--- Begin ---

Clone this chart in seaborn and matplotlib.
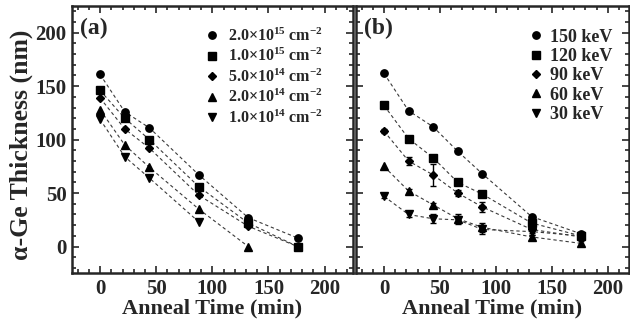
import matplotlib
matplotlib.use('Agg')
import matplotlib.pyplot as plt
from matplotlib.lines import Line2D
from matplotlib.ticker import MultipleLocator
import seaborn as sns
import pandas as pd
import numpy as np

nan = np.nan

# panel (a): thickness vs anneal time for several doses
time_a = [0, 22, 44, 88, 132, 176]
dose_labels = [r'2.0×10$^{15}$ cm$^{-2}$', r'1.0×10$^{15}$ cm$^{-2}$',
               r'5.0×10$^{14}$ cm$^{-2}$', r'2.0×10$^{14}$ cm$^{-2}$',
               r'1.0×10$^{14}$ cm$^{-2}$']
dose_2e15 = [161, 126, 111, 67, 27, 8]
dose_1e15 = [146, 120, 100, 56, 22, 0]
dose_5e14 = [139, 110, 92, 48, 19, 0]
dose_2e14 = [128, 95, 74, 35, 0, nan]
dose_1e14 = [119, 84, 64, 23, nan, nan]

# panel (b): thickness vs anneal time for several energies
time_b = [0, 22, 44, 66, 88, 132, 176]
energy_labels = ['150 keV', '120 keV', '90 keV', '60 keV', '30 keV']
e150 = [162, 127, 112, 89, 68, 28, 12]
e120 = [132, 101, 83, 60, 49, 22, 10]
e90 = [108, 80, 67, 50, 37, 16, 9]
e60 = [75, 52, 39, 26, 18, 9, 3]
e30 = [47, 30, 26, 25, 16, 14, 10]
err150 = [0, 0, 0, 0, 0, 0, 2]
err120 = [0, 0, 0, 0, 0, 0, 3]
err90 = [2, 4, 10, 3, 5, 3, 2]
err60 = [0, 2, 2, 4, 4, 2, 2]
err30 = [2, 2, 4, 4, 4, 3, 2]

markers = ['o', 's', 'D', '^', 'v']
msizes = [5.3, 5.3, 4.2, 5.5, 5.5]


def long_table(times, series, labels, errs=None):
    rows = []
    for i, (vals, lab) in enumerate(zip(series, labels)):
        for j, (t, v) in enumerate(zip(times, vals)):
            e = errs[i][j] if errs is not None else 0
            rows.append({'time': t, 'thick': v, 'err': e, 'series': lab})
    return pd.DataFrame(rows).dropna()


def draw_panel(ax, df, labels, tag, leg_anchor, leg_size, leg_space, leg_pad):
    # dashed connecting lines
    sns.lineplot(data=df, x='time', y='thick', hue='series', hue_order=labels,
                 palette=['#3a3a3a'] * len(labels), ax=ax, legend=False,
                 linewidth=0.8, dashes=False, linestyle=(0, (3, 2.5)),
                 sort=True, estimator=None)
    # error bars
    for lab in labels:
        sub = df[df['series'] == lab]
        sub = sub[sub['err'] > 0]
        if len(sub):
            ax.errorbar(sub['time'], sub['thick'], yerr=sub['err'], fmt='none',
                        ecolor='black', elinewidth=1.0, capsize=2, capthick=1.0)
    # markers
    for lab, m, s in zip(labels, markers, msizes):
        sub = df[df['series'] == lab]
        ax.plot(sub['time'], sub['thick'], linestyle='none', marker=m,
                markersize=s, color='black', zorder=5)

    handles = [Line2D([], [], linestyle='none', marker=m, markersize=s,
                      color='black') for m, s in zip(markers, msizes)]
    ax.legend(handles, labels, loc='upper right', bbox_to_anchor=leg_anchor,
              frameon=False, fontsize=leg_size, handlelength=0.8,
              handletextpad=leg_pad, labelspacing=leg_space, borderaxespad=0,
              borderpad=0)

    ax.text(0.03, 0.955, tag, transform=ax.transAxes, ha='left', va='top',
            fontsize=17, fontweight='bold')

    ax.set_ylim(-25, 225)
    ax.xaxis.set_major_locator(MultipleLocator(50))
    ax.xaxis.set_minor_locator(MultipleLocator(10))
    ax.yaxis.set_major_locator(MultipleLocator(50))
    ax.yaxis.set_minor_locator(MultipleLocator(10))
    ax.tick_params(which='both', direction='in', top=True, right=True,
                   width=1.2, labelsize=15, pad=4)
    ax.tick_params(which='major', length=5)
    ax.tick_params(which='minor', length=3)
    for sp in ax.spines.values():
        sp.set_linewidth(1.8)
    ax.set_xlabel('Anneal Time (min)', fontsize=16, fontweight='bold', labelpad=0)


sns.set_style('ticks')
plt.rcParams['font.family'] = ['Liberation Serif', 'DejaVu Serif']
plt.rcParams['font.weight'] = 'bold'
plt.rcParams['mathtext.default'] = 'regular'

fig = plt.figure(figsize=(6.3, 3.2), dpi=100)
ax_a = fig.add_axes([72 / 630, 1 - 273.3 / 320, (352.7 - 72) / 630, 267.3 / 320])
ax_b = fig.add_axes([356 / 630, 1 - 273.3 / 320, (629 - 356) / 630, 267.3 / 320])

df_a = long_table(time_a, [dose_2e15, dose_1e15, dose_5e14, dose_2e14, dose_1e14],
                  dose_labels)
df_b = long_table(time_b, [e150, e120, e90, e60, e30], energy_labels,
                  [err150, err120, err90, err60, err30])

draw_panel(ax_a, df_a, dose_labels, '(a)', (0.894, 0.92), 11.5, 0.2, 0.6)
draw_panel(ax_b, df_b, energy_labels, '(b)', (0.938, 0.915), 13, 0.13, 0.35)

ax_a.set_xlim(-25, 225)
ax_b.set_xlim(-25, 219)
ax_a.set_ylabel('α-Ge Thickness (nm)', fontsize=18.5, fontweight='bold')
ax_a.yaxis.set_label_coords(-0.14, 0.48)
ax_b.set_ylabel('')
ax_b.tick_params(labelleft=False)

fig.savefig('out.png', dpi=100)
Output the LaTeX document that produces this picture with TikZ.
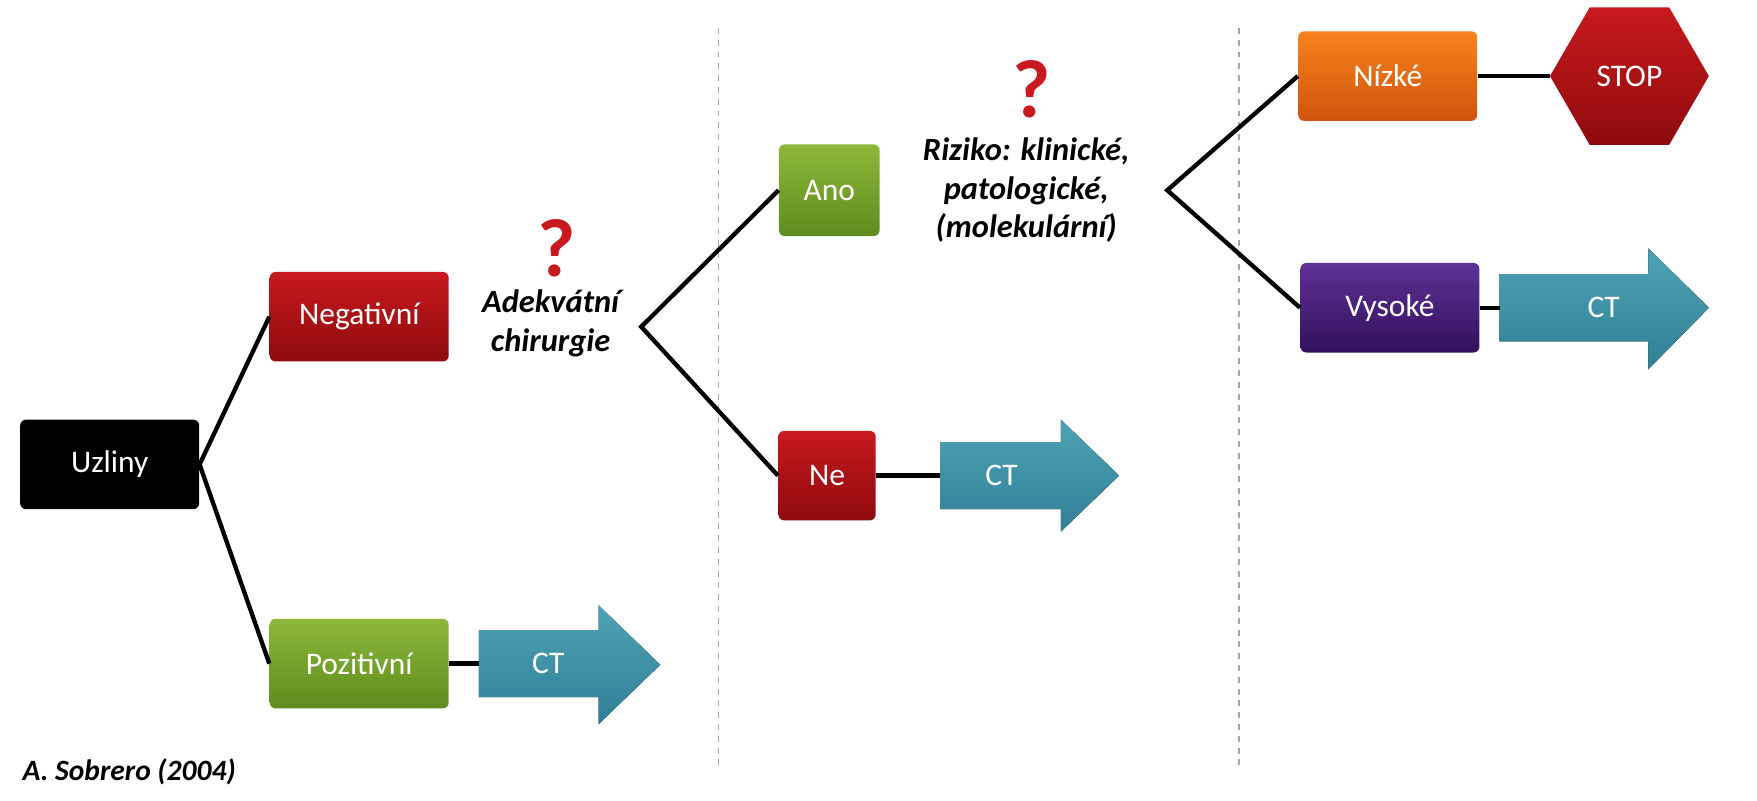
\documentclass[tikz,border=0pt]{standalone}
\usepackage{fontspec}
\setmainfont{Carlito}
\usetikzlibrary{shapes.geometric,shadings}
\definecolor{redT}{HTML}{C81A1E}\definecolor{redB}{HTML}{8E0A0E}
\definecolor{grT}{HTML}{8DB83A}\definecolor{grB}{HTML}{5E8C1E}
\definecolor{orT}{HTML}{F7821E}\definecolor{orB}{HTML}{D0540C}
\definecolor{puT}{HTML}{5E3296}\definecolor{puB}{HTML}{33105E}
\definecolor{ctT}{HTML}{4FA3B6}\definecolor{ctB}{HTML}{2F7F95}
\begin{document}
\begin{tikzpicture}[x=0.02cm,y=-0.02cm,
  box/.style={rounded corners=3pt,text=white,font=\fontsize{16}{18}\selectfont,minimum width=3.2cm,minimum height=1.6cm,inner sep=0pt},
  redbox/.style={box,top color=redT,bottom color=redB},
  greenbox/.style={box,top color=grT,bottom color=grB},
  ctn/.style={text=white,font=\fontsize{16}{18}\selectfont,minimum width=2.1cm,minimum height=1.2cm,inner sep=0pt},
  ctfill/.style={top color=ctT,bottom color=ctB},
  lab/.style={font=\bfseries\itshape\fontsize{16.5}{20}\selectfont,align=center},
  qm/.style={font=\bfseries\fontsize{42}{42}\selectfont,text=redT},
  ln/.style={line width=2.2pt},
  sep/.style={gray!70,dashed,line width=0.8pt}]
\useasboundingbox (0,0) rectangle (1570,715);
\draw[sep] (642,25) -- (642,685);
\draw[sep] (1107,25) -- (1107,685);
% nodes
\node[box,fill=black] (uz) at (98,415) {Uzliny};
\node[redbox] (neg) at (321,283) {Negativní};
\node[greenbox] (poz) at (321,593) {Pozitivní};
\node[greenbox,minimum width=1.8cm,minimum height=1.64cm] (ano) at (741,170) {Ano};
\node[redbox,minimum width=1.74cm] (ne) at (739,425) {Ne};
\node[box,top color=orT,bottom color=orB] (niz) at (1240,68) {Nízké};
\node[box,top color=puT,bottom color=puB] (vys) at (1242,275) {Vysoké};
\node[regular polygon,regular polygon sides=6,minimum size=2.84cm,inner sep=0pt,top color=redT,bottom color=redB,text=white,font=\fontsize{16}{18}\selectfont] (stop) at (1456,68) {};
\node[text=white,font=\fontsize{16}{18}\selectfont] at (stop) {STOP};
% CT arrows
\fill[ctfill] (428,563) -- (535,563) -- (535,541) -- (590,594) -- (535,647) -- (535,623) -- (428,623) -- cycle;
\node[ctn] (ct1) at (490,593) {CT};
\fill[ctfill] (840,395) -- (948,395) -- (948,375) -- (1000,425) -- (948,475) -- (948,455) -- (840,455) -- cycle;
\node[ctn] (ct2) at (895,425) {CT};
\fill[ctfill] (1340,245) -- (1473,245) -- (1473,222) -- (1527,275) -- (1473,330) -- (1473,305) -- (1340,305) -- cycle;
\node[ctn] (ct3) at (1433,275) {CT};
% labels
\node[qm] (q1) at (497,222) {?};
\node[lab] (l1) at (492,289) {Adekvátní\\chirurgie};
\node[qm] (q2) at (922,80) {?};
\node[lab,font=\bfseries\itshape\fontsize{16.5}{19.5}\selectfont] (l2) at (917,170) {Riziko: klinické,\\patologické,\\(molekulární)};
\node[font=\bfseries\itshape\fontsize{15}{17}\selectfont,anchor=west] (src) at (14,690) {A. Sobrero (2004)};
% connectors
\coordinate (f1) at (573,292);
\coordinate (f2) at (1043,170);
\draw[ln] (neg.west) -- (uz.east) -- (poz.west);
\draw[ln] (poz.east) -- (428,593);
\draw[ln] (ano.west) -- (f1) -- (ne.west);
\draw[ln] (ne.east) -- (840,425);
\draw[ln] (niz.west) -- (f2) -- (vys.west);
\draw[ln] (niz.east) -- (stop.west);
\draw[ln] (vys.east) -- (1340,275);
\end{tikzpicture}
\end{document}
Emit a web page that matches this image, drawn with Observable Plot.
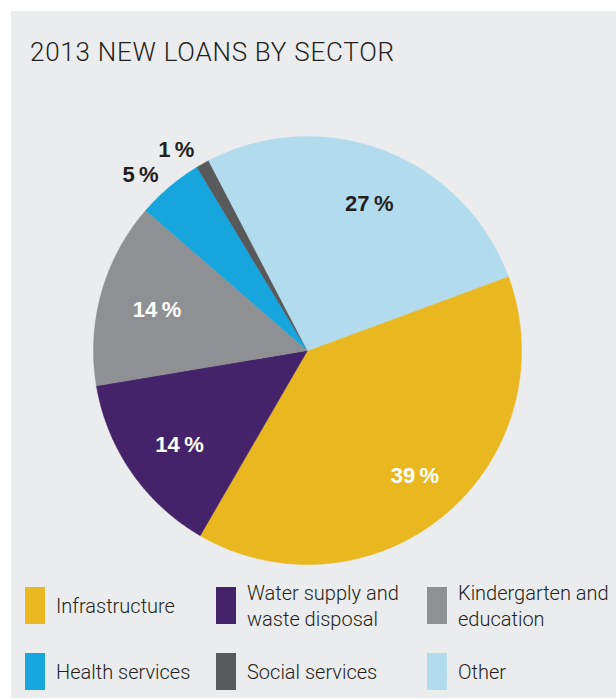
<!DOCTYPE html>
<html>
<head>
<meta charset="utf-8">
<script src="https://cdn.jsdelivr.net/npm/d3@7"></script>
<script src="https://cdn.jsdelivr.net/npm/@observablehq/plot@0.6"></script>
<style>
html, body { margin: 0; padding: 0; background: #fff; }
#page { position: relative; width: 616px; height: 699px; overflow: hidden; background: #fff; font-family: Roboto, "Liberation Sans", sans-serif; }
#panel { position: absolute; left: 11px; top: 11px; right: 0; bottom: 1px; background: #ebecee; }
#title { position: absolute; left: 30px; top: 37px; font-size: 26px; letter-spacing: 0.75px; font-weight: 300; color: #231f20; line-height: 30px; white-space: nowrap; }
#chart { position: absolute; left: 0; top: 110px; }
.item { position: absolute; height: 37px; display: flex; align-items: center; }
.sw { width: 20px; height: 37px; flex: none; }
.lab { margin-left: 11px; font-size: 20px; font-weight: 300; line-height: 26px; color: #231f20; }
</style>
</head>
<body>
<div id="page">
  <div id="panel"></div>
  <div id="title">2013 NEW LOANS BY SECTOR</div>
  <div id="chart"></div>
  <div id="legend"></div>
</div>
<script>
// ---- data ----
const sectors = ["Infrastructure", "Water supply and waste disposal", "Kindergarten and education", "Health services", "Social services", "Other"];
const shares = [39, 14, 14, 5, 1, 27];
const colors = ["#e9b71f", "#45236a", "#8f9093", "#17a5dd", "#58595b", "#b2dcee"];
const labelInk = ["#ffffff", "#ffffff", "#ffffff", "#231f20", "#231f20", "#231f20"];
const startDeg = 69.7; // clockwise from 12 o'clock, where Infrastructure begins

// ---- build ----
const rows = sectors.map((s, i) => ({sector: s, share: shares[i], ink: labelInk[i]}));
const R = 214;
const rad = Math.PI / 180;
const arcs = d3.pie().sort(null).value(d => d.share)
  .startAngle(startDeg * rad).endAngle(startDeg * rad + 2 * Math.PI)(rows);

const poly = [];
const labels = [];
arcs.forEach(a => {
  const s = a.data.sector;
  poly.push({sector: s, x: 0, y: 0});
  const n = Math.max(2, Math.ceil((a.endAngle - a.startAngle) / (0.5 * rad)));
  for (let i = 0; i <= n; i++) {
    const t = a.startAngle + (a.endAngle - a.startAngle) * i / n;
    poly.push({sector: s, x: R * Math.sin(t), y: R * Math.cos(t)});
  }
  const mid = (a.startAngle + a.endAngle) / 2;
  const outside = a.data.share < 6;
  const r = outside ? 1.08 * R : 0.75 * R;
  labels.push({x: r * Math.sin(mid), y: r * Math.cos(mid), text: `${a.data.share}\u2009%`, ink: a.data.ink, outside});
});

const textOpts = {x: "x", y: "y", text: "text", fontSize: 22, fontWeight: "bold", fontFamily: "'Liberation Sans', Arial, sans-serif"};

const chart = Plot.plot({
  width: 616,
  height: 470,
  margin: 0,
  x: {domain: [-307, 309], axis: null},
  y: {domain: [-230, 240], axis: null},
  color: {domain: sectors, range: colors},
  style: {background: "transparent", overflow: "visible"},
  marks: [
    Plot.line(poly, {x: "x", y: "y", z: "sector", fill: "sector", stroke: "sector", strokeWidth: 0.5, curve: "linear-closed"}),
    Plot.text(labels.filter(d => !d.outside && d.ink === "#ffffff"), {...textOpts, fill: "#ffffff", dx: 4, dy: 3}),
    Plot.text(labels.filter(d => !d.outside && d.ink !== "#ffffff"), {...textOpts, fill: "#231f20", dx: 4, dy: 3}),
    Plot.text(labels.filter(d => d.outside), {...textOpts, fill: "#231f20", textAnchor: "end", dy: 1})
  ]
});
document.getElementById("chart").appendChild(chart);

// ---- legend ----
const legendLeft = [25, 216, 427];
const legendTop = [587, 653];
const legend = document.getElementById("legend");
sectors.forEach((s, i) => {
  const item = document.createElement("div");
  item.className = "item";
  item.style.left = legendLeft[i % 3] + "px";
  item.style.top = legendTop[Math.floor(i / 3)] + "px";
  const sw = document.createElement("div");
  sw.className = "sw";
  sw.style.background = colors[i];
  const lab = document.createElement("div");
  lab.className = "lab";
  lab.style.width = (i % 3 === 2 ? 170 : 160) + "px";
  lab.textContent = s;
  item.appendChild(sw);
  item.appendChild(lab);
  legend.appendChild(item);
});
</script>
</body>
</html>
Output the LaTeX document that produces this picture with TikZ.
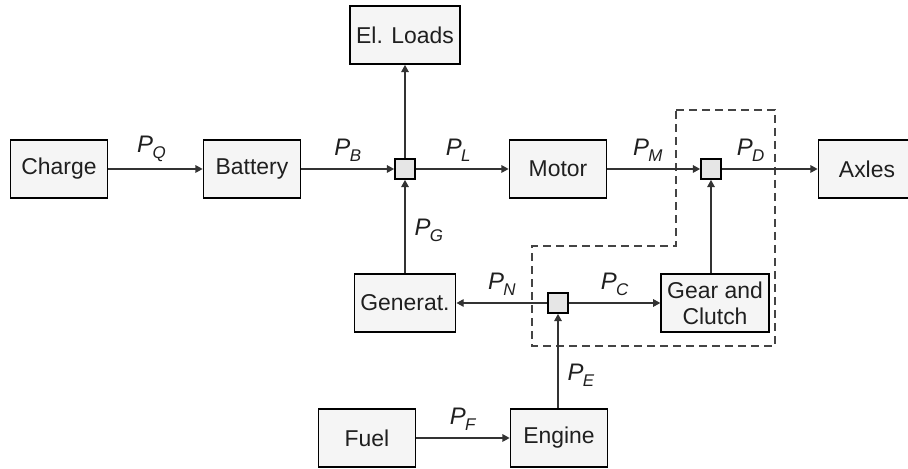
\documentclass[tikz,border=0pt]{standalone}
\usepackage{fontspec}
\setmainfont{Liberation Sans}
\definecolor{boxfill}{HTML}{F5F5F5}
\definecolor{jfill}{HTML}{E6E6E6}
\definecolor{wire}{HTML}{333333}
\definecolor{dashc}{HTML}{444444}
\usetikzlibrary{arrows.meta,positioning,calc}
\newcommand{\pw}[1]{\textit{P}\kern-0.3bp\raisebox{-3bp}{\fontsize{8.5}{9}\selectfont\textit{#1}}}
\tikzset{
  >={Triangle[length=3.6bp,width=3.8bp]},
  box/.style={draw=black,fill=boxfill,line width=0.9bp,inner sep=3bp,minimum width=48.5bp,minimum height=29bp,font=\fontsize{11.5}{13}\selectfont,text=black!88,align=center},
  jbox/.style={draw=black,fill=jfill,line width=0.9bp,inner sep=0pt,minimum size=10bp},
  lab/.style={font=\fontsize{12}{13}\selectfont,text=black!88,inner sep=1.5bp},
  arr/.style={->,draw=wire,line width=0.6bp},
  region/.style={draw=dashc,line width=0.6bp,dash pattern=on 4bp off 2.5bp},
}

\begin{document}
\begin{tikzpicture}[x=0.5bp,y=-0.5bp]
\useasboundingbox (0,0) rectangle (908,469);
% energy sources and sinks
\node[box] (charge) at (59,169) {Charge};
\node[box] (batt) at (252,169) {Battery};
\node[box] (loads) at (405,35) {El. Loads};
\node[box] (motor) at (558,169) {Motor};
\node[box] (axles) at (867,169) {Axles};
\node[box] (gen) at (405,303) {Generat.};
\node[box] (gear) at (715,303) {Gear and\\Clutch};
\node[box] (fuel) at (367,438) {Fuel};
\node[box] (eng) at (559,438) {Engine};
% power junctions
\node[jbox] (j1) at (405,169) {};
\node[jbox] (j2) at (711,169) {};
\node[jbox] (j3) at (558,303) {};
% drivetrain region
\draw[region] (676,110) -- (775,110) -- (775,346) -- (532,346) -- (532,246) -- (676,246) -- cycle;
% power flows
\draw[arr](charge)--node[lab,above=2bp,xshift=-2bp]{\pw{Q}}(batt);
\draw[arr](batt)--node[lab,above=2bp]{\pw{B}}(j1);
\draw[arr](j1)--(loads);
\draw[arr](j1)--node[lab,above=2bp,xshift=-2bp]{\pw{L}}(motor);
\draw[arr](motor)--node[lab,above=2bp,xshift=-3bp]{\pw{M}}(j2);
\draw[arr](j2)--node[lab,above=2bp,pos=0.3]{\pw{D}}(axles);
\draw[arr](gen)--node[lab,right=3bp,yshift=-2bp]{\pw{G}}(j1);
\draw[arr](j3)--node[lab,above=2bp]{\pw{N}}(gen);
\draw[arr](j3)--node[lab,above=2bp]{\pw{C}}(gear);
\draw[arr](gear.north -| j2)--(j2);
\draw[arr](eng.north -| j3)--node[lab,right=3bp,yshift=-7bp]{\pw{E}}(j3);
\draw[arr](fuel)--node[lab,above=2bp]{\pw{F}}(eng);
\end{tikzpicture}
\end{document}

--- End ---

Given instruction:
Start at the top of the entries and repeat each line exactly, ending at the line that contains "return pd.DataFrame(rows).dropna()". Pictures are not part of the copy.

Response:
Clone this chart in seaborn and matplotlib.
import matplotlib
matplotlib.use('Agg')
import matplotlib.pyplot as plt
from matplotlib.lines import Line2D
from matplotlib.ticker import MultipleLocator
import seaborn as sns
import pandas as pd
import numpy as np

nan = np.nan

# panel (a): thickness vs anneal time for several doses
time_a = [0, 22, 44, 88, 132, 176]
dose_labels = [r'2.0×10$^{15}$ cm$^{-2}$', r'1.0×10$^{15}$ cm$^{-2}$',
               r'5.0×10$^{14}$ cm$^{-2}$', r'2.0×10$^{14}$ cm$^{-2}$',
               r'1.0×10$^{14}$ cm$^{-2}$']
dose_2e15 = [161, 126, 111, 67, 27, 8]
dose_1e15 = [146, 120, 100, 56, 22, 0]
dose_5e14 = [139, 110, 92, 48, 19, 0]
dose_2e14 = [128, 95, 74, 35, 0, nan]
dose_1e14 = [119, 84, 64, 23, nan, nan]

# panel (b): thickness vs anneal time for several energies
time_b = [0, 22, 44, 66, 88, 132, 176]
energy_labels = ['150 keV', '120 keV', '90 keV', '60 keV', '30 keV']
e150 = [162, 127, 112, 89, 68, 28, 12]
e120 = [132, 101, 83, 60, 49, 22, 10]
e90 = [108, 80, 67, 50, 37, 16, 9]
e60 = [75, 52, 39, 26, 18, 9, 3]
e30 = [47, 30, 26, 25, 16, 14, 10]
err150 = [0, 0, 0, 0, 0, 0, 2]
err120 = [0, 0, 0, 0, 0, 0, 3]
err90 = [2, 4, 10, 3, 5, 3, 2]
err60 = [0, 2, 2, 4, 4, 2, 2]
err30 = [2, 2, 4, 4, 4, 3, 2]

markers = ['o', 's', 'D', '^', 'v']
msizes = [5.3, 5.3, 4.2, 5.5, 5.5]


def long_table(times, series, labels, errs=None):
    rows = []
    for i, (vals, lab) in enumerate(zip(series, labels)):
        for j, (t, v) in enumerate(zip(times, vals)):
            e = errs[i][j] if errs is not None else 0
            rows.append({'time': t, 'thick': v, 'err': e, 'series': lab})
    return pd.DataFrame(rows).dropna()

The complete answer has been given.